# PROVIDED DATA:

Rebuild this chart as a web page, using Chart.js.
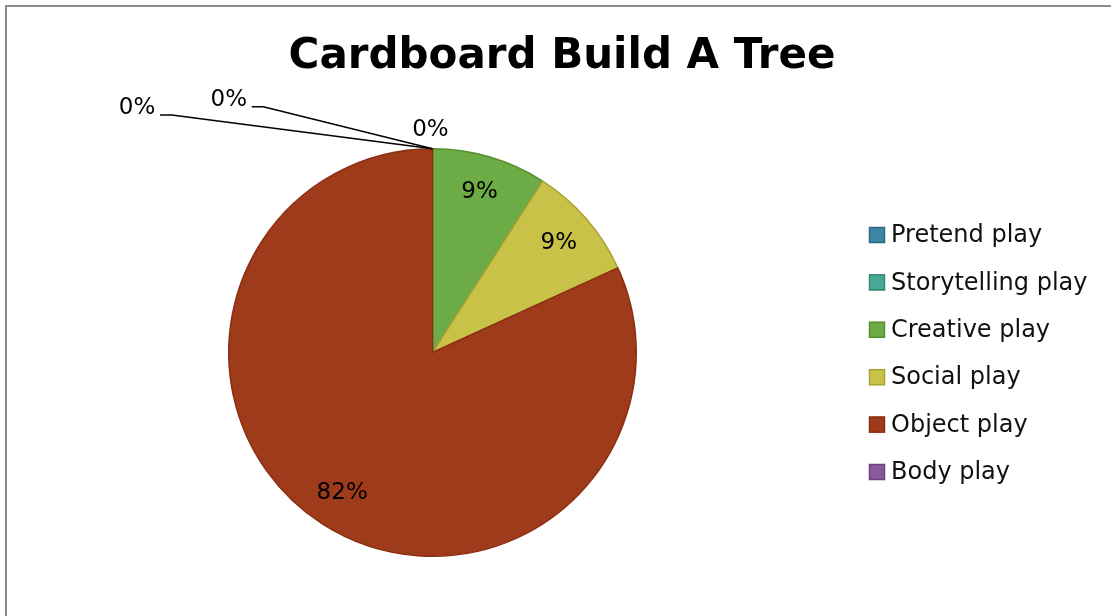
<!DOCTYPE html>
<html>
<head>
<meta charset="utf-8">
<title>Cardboard Build A Tree</title>
<script src="https://cdn.jsdelivr.net/npm/chart.js@4/dist/chart.umd.min.js"></script>
<style>
  html, body { margin: 0; padding: 0; background: #fff; }
  #wrap { position: relative; width: 1111px; height: 616px; overflow: hidden; }
  #frame {
    position: absolute; left: 5px; top: 5px; width: 1200px; height: 700px;
    border-left: 2px solid #8c8c8c; border-top: 2px solid #8c8c8c;
  }
  #chart { position: absolute; left: 0; top: 0; }
</style>
</head>
<body>
<div id="wrap">
  <div id="frame"></div>
  <canvas id="chart" width="1111" height="616"></canvas>
</div>
<script>
// ---- DATA ----
const categories = ['Pretend play', 'Storytelling play', 'Creative play', 'Social play', 'Object play', 'Body play'];
const counts = [0, 0, 1, 1, 9, 0];
const sliceColors = ['#3f86a6', '#47a993', '#6cab45', '#c9c249', '#9e3b1b', '#8a5a9c'];
const sliceEdges = ['#2e6a85', '#348874', '#56912f', '#a9a234', '#8a2f12', '#6e4282'];

// placement of the labels for empty slices: [labelX, labelY, elbowX] as fraction of radius,
// measured from the top of the pie; null means no leader line
const zeroLabelSpots = [
  [-1.45, -0.20, -1.28],
  [-1.00, -0.24, -0.83],
  null, null, null,
  [-0.01, -0.09, null]
];

const FONT = '"DejaVu Sans", sans-serif';
const total = counts.reduce((a, b) => a + b, 0);
const pct = v => Math.round(v / total * 100) + '%';

// ---- LABELS, TITLE AND LEGEND ----
const decorations = {
  id: 'decorations',
  afterDraw(chart) {
    const ctx = chart.ctx;
    const arcs = chart.getDatasetMeta(0).data;
    ctx.save();

    // title
    ctx.fillStyle = '#000';
    ctx.font = 'bold 42px ' + FONT;
    ctx.textAlign = 'center';
    ctx.textBaseline = 'middle';
    ctx.fillText('Cardboard Build A Tree', 562, 57);

    // slice percentages
    ctx.font = '23px ' + FONT;
    arcs.forEach((arc, i) => {
      const r = arc.outerRadius;
      if (counts[i] > 0) {
        const mid = (arc.startAngle + arc.endAngle) / 2;
        ctx.fillText(pct(counts[i]), arc.x + Math.cos(mid) * r * 0.82, arc.y + Math.sin(mid) * r * 0.82);
        return;
      }
      const spot = zeroLabelSpots[i];
      if (!spot) return;
      const topX = arc.x, topY = arc.y - r;
      const lx = topX + spot[0] * r, ly = topY + spot[1] * r;
      if (spot[2] !== null) {
        const ex = topX + spot[2] * r;
        const lineY = ly + 7;
        ctx.beginPath();
        ctx.moveTo(lx + 23, lineY);
        ctx.lineTo(ex, lineY);
        ctx.lineTo(topX, topY);
        ctx.strokeStyle = '#000';
        ctx.lineWidth = 1.5;
        ctx.stroke();
      }
      ctx.fillText(pct(counts[i]), lx, ly);
    });

    // legend
    ctx.textAlign = 'left';
    ctx.font = '24px ' + FONT;
    categories.forEach((name, i) => {
      const cy = 235 + i * 47.4;
      ctx.fillStyle = sliceColors[i];
      ctx.fillRect(869, cy - 8, 16, 16);
      ctx.strokeStyle = sliceEdges[i];
      ctx.lineWidth = 1.5;
      ctx.strokeRect(869.5, cy - 7.5, 15, 15);
      ctx.fillStyle = '#111';
      ctx.fillText(name, 891, cy + 1);
    });
    ctx.restore();
  }
};

new Chart(document.getElementById('chart'), {
  type: 'pie',
  data: {
    labels: categories,
    datasets: [{
      data: counts,
      backgroundColor: sliceColors,
      borderColor: sliceEdges,
      borderWidth: 1.5
    }]
  },
  options: {
    responsive: false,
    animation: false,
    layout: { padding: { left: 228, right: 474, top: 148, bottom: 59 } },
    plugins: {
      legend: { display: false },
      tooltip: { enabled: false },
      title: { display: false }
    }
  },
  plugins: [decorations]
});
</script>
</body>
</html>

# WHAT YOU NEED TO DO:
Compute how many lines include the string "chart", then give that number by itself.

# SOLVED EXERCISE:
8